Supplied material:
::::

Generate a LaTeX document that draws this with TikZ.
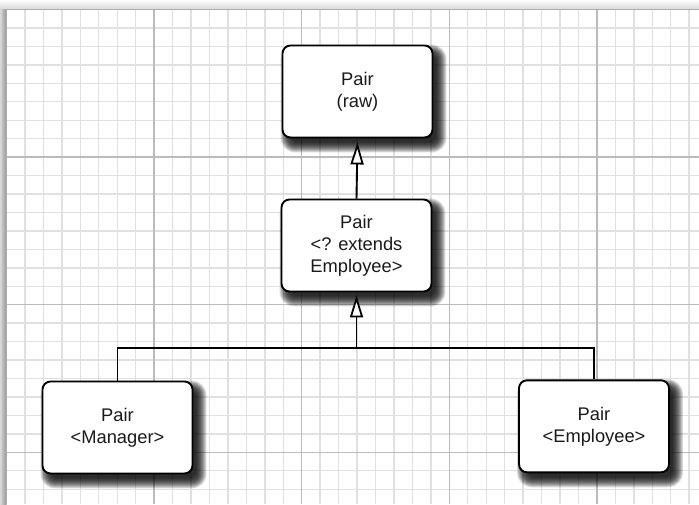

::::

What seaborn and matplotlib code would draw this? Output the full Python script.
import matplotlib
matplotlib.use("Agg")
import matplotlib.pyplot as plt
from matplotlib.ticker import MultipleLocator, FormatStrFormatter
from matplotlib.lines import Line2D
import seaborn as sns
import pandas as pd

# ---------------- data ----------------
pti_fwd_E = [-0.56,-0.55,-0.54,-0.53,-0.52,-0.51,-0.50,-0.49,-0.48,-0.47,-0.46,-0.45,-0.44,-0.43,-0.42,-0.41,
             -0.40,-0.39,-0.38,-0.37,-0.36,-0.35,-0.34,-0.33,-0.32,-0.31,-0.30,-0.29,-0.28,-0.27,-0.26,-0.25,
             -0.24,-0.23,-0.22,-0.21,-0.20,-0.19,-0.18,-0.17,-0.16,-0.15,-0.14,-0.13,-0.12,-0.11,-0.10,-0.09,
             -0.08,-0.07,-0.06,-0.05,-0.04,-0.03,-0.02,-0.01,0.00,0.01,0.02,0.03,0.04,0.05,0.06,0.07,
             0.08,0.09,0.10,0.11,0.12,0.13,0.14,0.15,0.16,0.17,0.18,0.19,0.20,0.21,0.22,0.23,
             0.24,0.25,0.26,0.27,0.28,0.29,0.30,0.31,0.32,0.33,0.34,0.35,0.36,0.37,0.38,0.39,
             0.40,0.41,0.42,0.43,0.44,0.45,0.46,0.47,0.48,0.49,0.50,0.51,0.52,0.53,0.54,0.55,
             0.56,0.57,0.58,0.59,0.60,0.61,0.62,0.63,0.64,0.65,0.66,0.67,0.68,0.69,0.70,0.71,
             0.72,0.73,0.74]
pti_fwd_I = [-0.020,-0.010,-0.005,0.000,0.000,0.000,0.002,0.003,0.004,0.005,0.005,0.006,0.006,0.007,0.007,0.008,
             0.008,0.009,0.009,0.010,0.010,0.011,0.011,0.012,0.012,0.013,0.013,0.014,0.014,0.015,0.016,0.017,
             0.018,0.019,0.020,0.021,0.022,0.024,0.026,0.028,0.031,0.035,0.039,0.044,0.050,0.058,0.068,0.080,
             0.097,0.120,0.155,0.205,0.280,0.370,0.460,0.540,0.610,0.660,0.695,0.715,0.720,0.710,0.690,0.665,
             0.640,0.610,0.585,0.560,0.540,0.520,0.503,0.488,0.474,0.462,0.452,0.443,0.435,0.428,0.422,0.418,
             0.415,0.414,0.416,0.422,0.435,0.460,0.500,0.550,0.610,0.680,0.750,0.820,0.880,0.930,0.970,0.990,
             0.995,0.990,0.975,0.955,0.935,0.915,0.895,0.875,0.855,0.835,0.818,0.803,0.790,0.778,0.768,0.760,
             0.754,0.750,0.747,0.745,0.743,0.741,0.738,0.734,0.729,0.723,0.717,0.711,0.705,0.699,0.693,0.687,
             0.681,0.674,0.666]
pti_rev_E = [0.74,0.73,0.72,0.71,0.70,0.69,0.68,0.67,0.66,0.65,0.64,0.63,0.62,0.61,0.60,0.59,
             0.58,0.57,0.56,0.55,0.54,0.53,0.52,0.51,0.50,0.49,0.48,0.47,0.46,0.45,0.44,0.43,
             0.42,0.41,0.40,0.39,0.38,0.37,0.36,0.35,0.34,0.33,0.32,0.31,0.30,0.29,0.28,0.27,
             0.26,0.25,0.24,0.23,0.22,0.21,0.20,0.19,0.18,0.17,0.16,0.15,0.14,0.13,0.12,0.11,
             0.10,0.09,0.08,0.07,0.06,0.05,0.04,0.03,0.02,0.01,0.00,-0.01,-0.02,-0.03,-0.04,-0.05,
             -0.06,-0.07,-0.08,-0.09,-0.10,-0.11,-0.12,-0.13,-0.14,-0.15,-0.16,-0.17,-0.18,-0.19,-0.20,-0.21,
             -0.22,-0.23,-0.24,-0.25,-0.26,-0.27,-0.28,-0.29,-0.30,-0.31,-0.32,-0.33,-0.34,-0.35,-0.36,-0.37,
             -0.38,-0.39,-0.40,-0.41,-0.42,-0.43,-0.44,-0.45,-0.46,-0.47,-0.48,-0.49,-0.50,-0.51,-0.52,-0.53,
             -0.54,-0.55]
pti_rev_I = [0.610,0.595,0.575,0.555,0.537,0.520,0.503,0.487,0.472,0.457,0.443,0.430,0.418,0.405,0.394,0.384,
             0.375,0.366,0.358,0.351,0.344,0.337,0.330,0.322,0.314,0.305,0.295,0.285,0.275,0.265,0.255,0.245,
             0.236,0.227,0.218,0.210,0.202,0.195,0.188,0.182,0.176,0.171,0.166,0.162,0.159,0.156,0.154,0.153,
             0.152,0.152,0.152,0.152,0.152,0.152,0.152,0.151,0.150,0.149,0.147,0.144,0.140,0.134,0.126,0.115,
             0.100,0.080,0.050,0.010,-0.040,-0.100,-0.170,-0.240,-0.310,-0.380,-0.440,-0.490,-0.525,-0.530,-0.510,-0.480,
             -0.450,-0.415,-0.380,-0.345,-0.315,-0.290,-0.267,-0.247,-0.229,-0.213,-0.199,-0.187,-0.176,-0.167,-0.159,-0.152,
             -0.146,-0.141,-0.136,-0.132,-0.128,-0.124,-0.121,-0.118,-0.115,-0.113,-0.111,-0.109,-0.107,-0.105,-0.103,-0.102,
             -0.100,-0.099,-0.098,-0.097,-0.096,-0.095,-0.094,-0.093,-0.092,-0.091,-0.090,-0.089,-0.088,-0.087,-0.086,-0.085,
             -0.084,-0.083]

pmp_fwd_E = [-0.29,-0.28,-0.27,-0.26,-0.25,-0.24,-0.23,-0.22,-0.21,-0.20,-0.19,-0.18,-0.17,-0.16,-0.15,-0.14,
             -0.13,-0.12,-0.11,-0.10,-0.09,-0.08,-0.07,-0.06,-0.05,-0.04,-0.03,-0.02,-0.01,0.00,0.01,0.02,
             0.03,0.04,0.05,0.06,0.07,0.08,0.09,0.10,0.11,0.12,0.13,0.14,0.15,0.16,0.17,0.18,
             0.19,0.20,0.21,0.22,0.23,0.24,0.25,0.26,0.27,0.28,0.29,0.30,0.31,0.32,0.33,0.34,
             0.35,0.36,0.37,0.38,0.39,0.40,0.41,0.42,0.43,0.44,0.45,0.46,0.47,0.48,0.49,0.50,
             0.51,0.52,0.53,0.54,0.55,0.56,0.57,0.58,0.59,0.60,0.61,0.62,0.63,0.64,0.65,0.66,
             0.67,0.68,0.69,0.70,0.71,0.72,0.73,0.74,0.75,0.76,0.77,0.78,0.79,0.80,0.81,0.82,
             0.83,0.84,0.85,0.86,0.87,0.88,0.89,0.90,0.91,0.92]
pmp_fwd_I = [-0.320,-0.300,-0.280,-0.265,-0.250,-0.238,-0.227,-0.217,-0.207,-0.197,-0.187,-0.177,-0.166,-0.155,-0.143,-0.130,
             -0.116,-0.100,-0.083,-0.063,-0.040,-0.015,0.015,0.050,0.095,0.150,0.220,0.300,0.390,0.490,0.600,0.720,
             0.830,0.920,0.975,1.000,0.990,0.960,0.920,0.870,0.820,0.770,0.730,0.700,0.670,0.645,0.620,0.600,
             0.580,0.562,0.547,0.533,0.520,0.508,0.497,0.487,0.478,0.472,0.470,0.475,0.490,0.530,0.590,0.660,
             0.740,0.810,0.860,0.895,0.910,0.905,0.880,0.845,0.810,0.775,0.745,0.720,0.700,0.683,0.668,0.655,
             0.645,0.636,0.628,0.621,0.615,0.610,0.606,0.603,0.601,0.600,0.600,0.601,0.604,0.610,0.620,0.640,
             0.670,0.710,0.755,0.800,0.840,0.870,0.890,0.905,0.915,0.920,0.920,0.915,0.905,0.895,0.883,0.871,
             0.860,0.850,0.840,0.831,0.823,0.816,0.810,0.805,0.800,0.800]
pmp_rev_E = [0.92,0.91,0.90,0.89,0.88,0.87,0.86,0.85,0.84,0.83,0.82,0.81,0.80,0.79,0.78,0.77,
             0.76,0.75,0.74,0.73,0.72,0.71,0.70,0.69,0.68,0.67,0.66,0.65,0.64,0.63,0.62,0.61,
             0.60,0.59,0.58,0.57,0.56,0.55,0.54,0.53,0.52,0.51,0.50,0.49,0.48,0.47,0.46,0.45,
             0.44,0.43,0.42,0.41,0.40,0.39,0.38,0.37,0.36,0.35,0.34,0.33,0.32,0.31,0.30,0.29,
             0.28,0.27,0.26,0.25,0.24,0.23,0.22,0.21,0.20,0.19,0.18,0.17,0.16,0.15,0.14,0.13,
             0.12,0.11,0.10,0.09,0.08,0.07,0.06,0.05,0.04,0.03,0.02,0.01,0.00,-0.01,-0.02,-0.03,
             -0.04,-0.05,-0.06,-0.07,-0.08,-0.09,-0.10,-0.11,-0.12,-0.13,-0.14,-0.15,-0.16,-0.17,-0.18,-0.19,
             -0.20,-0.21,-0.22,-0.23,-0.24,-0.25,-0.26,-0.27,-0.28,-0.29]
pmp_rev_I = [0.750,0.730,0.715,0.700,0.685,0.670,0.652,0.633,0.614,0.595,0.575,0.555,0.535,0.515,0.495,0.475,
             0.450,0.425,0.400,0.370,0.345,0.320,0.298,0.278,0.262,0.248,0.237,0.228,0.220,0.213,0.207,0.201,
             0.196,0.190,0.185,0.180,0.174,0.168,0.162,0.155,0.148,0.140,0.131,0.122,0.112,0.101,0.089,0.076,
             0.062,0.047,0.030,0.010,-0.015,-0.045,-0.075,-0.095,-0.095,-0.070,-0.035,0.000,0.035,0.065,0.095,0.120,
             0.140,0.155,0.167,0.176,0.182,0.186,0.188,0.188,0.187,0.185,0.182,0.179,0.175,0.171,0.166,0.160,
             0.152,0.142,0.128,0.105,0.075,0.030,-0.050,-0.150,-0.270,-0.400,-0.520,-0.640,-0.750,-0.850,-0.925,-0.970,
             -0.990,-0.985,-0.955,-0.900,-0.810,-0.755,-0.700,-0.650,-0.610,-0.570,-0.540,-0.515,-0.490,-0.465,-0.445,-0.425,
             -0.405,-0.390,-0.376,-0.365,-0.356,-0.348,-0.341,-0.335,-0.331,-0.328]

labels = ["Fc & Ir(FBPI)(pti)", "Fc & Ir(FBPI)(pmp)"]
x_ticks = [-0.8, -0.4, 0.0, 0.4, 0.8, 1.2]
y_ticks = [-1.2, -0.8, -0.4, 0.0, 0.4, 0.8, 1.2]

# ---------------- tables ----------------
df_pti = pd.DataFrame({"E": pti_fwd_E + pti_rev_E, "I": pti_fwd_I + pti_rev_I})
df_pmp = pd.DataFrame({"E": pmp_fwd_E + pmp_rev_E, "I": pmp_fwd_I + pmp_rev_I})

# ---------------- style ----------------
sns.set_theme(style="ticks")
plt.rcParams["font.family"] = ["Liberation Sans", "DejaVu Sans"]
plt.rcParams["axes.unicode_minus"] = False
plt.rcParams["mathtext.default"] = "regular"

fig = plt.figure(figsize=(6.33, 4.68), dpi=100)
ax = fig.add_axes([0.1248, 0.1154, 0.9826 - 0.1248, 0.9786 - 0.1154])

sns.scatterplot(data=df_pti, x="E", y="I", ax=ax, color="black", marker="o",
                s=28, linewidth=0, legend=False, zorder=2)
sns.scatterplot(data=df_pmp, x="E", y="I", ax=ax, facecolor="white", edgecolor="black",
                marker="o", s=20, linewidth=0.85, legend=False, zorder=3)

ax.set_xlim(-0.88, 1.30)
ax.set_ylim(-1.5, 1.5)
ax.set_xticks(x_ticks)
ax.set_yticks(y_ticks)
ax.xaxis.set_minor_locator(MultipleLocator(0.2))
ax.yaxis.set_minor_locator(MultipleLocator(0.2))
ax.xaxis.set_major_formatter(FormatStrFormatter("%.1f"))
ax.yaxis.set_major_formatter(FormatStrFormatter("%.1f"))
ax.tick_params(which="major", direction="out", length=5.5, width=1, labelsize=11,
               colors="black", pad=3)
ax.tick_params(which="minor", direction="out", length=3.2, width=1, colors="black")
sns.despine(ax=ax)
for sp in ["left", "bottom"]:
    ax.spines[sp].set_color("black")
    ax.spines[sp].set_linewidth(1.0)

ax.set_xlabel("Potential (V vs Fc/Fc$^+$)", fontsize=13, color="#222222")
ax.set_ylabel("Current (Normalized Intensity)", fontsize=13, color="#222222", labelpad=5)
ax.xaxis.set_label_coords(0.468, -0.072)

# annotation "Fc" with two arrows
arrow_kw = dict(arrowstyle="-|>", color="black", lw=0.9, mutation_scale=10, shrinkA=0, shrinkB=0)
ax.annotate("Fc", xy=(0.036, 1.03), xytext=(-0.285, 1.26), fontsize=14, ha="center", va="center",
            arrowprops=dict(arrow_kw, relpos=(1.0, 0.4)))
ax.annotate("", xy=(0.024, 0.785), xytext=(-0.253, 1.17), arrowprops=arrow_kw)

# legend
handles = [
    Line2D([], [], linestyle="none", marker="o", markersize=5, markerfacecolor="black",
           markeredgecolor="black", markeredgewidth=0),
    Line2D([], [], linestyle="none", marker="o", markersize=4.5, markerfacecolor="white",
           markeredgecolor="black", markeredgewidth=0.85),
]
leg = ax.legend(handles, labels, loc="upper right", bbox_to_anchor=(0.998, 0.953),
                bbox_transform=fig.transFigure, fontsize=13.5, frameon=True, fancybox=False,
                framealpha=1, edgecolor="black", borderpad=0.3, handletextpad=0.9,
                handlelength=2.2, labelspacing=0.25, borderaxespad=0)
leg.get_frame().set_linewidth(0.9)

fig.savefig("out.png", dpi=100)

::::

Aim of the exercise:
Please return, exactly as they appear, the lines starting at the one that contains "What seaborn and" and ending at the one that contains "import pandas as pd".

Result:
What seaborn and matplotlib code would draw this? Output the full Python script.
import matplotlib
matplotlib.use("Agg")
import matplotlib.pyplot as plt
from matplotlib.ticker import MultipleLocator, FormatStrFormatter
from matplotlib.lines import Line2D
import seaborn as sns
import pandas as pd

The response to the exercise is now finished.